Alexander Tschugguel was one of two young men who threw the images, called “Pachamamas” by Pope Francis, into the Tiber early on the morning of October 21. The act was filmed by a colleague and the video was released online a few hours later. The adventure galvanized Catholics rendered despondent by reports emerging from the Pan-Amazonian Synod. The then-unknown Tschugguel was praised by such faithful prelates as Cardinal Gerhard Müller, Cardinal Walter Brandmüller, Cardinal Jorge Urosa Savino, Bishop José Luis Azcona Hermoso, Bishop Marian Eleganti, and, as Archbishop Viganò indicated, Bishop Athanasius Schneider. 

Cardinal Walter Brandmüller, one of the two remaining dubia cardinals and a respected Church historian – praised the young men as “courageous … prophets of today.” 

Bishop Athanasius Schneider was even more effusive in his praise, saying that the “gestures of these Christian men will be recorded in the annals of Church history as a heroic act which brought glory to the Christian name, while the acts of high-ranking churchmen, on the contrary, who defiled the Christian name in Rome, will go down in history as cowardly and treacherous acts of ambiguity and syncretism.” 

Viganò, who now lives in hiding, told Moynihan that Tschugguel’s deed can be “a beacon” to Cardinal Christoph Schönborn. Schönborn is the archbishop of the young man’s diocese, Vienna, and a close confident of Pope Francis. 

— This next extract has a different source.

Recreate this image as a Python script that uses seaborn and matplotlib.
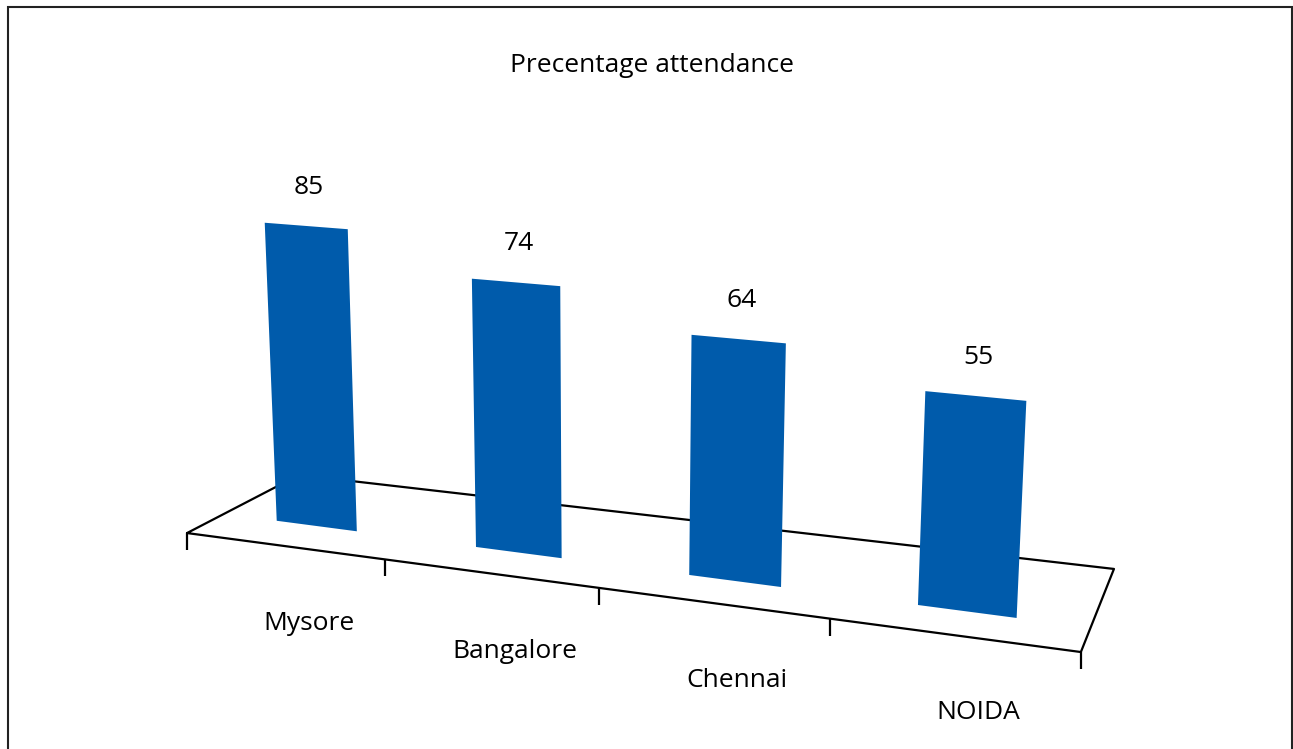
import numpy as np
import pandas as pd
import seaborn as sns
import matplotlib.pyplot as plt
import matplotlib.transforms as mtransforms
from matplotlib.patches import Rectangle

# data
cities = ['Mysore', 'Bangalore', 'Chennai', 'NOIDA']
attendance = [85, 74, 64, 55]
title = 'Precentage attendance'

W, H = 1293, 749
bar_color = '#005BAB'

sns.set_theme(style='white')
plt.rcParams['font.family'] = ['Open Sans', 'DejaVu Sans']
plt.rcParams['text.color'] = 'black'


#%% fake 3d: perspective maps from (category, value) / (category, depth) to picture pixels
class Persp(mtransforms.Transform):
    input_dims = 2
    output_dims = 2

    def __init__(self, f):
        super().__init__()
        self.f = f

    def transform_non_affine(self, xy):
        xy = np.asarray(xy, dtype=float).reshape(-1, 2)
        px, py = self.f(xy[:, 0], xy[:, 1])
        return np.column_stack([px, py])


def wall(u, v):
    # plane the bars stand in
    w = 1 - 0.033 * u
    x = (316.5 + 184.9 * u + v * (-0.124 + 0.088 * u)) / w
    y = (526 + 8.3 * u - 3.53 * v) / w
    return x, y


def floor(u, d):
    # d = 0 front edge, d = 1 back edge
    w = 1 - 0.037 * u
    fx, fy = (284.3 + 187.6 * u) / w, (546.0 + 6.17 * u) / w
    bx, by = (387.65 + 166.3 * u) / w, (485.2 + 2.875 * u) / w
    return fx + d * (bx - fx), fy + d * (by - fy)


fig = plt.figure(figsize=(W / 100, H / 100), dpi=100)
ax = fig.add_axes([0, 0, 1, 1])
ax.set_axis_off()

to_fig = mtransforms.Affine2D().scale(1 / W, -1 / H).translate(0, 1) + fig.transFigure
wall_t = Persp(wall) + to_fig
floor_t = Persp(floor) + to_fig

df = pd.DataFrame({'city': cities, 'pct': attendance})
sns.barplot(data=df, x='city', y='pct', color=bar_color, saturation=1,
            width=0.41, linewidth=0, ax=ax, zorder=2)
for p in ax.patches:
    p.set_transform(wall_t)
    p.set_clip_on(False)

# floor outline + ticks
n = len(cities)
ax.plot([-0.5, n - 0.5, n - 0.5, -0.5, -0.5], [0, 0, 1, 1, 0], transform=floor_t,
        color='black', lw=1.6, zorder=1, clip_on=False)
ax.plot(np.arange(n + 1) - 0.5, np.zeros(n + 1), transform=floor_t, ls='none',
        marker=3, markersize=12.5, markeredgewidth=1.6, color='black', clip_on=False)

# labels
for i, (c, v) in enumerate(zip(cities, attendance)):
    ax.annotate(str(v), xy=(i, v), xycoords=wall_t, xytext=(2, 28),
                textcoords='offset points', ha='center', va='center', fontsize=19)
    ax.annotate(c, xy=(i, 0), xycoords=floor_t, xytext=(18, -56),
                textcoords='offset points', ha='center', va='center', fontsize=19)

fig.text(651.5 / W, 1 - 65 / H, title, ha='center', va='center', fontsize=19)

# outer frame
fig.patches.append(Rectangle((8 / W, -0.05), (1291.5 - 8) / W, 1.05 - 7 / H,
                             transform=fig.transFigure, fill=False,
                             edgecolor='#222222', lw=1.5))

plt.savefig('out.png', dpi=100)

“It can be a witness to the cardinal, to profit the Church in Austria, because the cardinal seems to have changed markedly in his doctrinal and pastoral positions in recent years, so that we can hardly recognize him anymore,” Viganò said. 

“I was present eight years ago, in April 2011, at the huge villa of the Order of Malta on the Aventine Hill in Rome, when Cardinal Schönborn presented the YouCat, the young people’s version of the Catechism of the Catholic Church,” he continued. 

I was amazed and in fact edified at the solid doctrine that Cardinal Schönborn presented. What happened since that time?”

Schönborn was a participant in last month’s Synod of Bishops for the Pan-Amazonian region as one of Pope Francis’ personal choices. The Cardinal Archbishop has indicated that he supports the innovation of women’s ordination to the diaconate. He has also given official permission to over 30 women to preside over funerals in the Vienna archdiocese.  

Schönborn has also presided over a homosexuality-themed prayer service and said that he is “moved” when people with same-sex attractions wish to marry each other. A prominent Austrian LGBT activist has stated that the cardinal blessed his same-sex partnership. 

Regarding his loyalty to Pope Francis, whose theology differs in many respects from that of the previous popes Schönborn served, the cardinal told journalists during the Synod that his “basic simple attitude” is “[Francis] is the pope.”